[WRITTEN REQUEST] For this exercise, repeat all of the material verbatim apart from its images.

○ ○ ○

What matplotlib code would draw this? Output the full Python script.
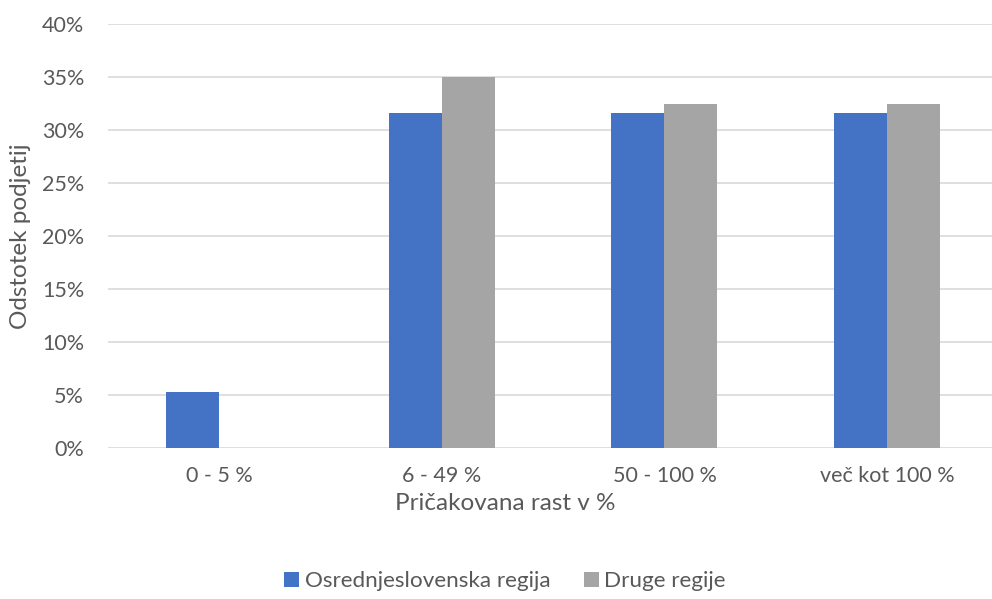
import matplotlib.pyplot as plt
import numpy as np
from matplotlib.ticker import PercentFormatter

# data
categories = ['0 - 5 %', '6 - 49 %', '50 - 100 %', 'več kot 100 %']
osrednja = [5.26, 31.58, 31.58, 31.58]
druge = [0.0, 35.0, 32.5, 32.5]
series_names = ['Osrednjeslovenska regija', 'Druge regije']

plt.rcParams['font.family'] = ['Lato', 'DejaVu Sans']
txt_col = '#595959'

fig = plt.figure(figsize=(9.92, 5.99), dpi=100)
ax = fig.add_axes([0.1086, 0.2529, 0.898, 0.7065])

x = np.arange(len(categories))
w = 0.238
b1 = ax.bar(x - w / 2, osrednja, w, color='#4472C4', zorder=3,
            label=series_names[0])
b2 = ax.bar(x + w / 2, druge, w, color='#A5A5A5', zorder=3,
            label=series_names[1])

ax.set_xlim(-0.5, len(categories) - 0.5)
ax.set_ylim(0, 40)
ax.set_yticks(np.arange(0, 41, 5))
ax.yaxis.set_major_formatter(PercentFormatter(decimals=0))
ax.set_xticks(x)
ax.set_xticklabels(categories)
ax.tick_params(axis='both', length=0, labelsize=15.5, labelcolor=txt_col)
ax.tick_params(axis='x', pad=13)
ax.tick_params(axis='y', pad=17)
ax.grid(axis='y', color='#d9d9d9', linewidth=1.2, zorder=0)
for s in ax.spines.values():
    s.set_visible(False)

ax.set_ylabel('Odstotek podjetij', fontsize=17.5, color=txt_col, labelpad=8)
fig.text(505 / 992, 1 - 504 / 599, 'Pričakovana rast v %', fontsize=17.5,
         color=txt_col, ha='center', va='center')

fig.legend(handles=[b1, b2], labels=series_names, loc='center',
           bbox_to_anchor=(505 / 992, 1 - 581 / 599), ncol=2, frameon=False,
           fontsize=16.2, labelcolor=txt_col, handlelength=0.65,
           handleheight=0.65, handletextpad=0.25, columnspacing=1.5)

fig.savefig('out.png', dpi=100)
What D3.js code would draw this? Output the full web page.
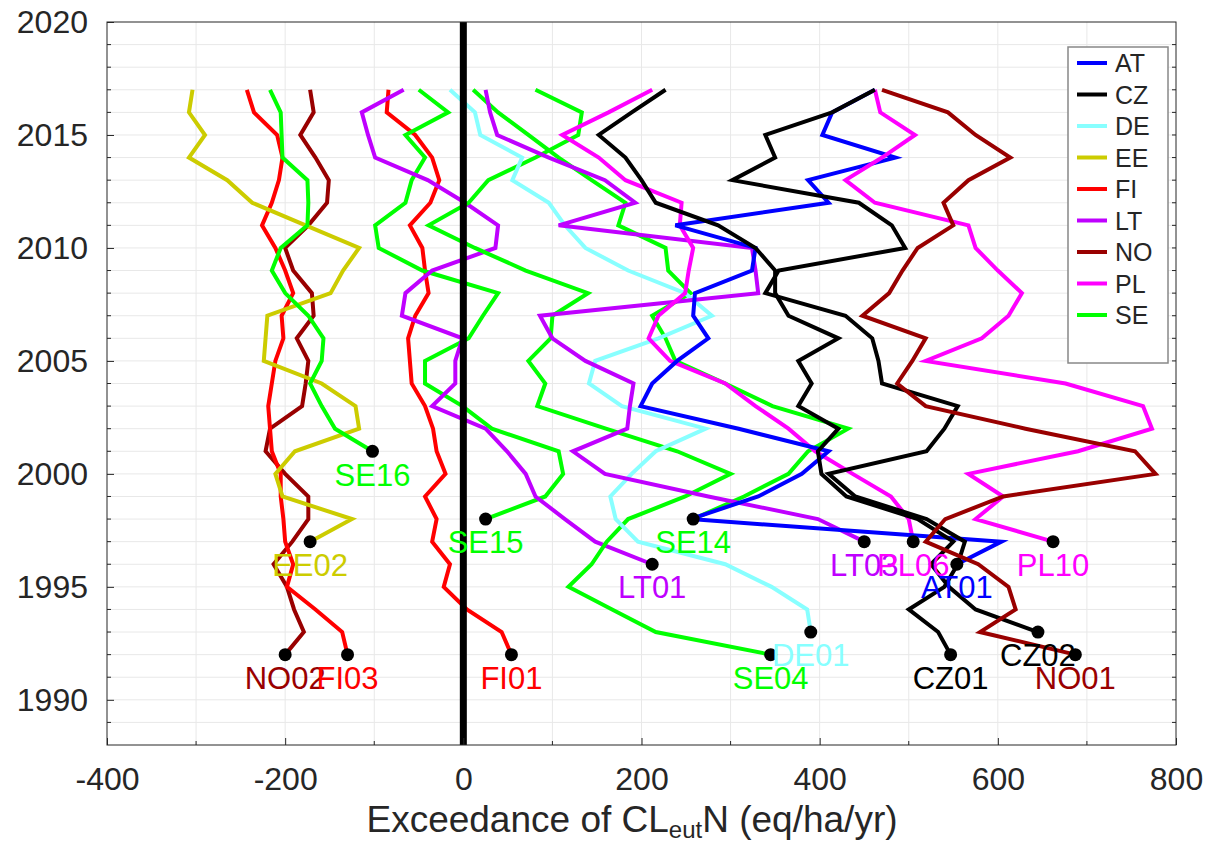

○ ○ ○

[SOLUTION TO THIS PROBLEM]
What matplotlib code would draw this? Output the full Python script.
import matplotlib.pyplot as plt
import numpy as np
from matplotlib.ticker import PercentFormatter

# data
categories = ['0 - 5 %', '6 - 49 %', '50 - 100 %', 'več kot 100 %']
osrednja = [5.26, 31.58, 31.58, 31.58]
druge = [0.0, 35.0, 32.5, 32.5]
series_names = ['Osrednjeslovenska regija', 'Druge regije']

plt.rcParams['font.family'] = ['Lato', 'DejaVu Sans']
txt_col = '#595959'

fig = plt.figure(figsize=(9.92, 5.99), dpi=100)
ax = fig.add_axes([0.1086, 0.2529, 0.898, 0.7065])

x = np.arange(len(categories))
w = 0.238
b1 = ax.bar(x - w / 2, osrednja, w, color='#4472C4', zorder=3,
            label=series_names[0])
b2 = ax.bar(x + w / 2, druge, w, color='#A5A5A5', zorder=3,
            label=series_names[1])

ax.set_xlim(-0.5, len(categories) - 0.5)
ax.set_ylim(0, 40)
ax.set_yticks(np.arange(0, 41, 5))
ax.yaxis.set_major_formatter(PercentFormatter(decimals=0))
ax.set_xticks(x)
ax.set_xticklabels(categories)
ax.tick_params(axis='both', length=0, labelsize=15.5, labelcolor=txt_col)
ax.tick_params(axis='x', pad=13)
ax.tick_params(axis='y', pad=17)
ax.grid(axis='y', color='#d9d9d9', linewidth=1.2, zorder=0)
for s in ax.spines.values():
    s.set_visible(False)

ax.set_ylabel('Odstotek podjetij', fontsize=17.5, color=txt_col, labelpad=8)
fig.text(505 / 992, 1 - 504 / 599, 'Pričakovana rast v %', fontsize=17.5,
         color=txt_col, ha='center', va='center')

fig.legend(handles=[b1, b2], labels=series_names, loc='center',
           bbox_to_anchor=(505 / 992, 1 - 581 / 599), ncol=2, frameon=False,
           fontsize=16.2, labelcolor=txt_col, handlelength=0.65,
           handleheight=0.65, handletextpad=0.25, columnspacing=1.5)

fig.savefig('out.png', dpi=100)
What D3.js code would draw this? Output the full web page.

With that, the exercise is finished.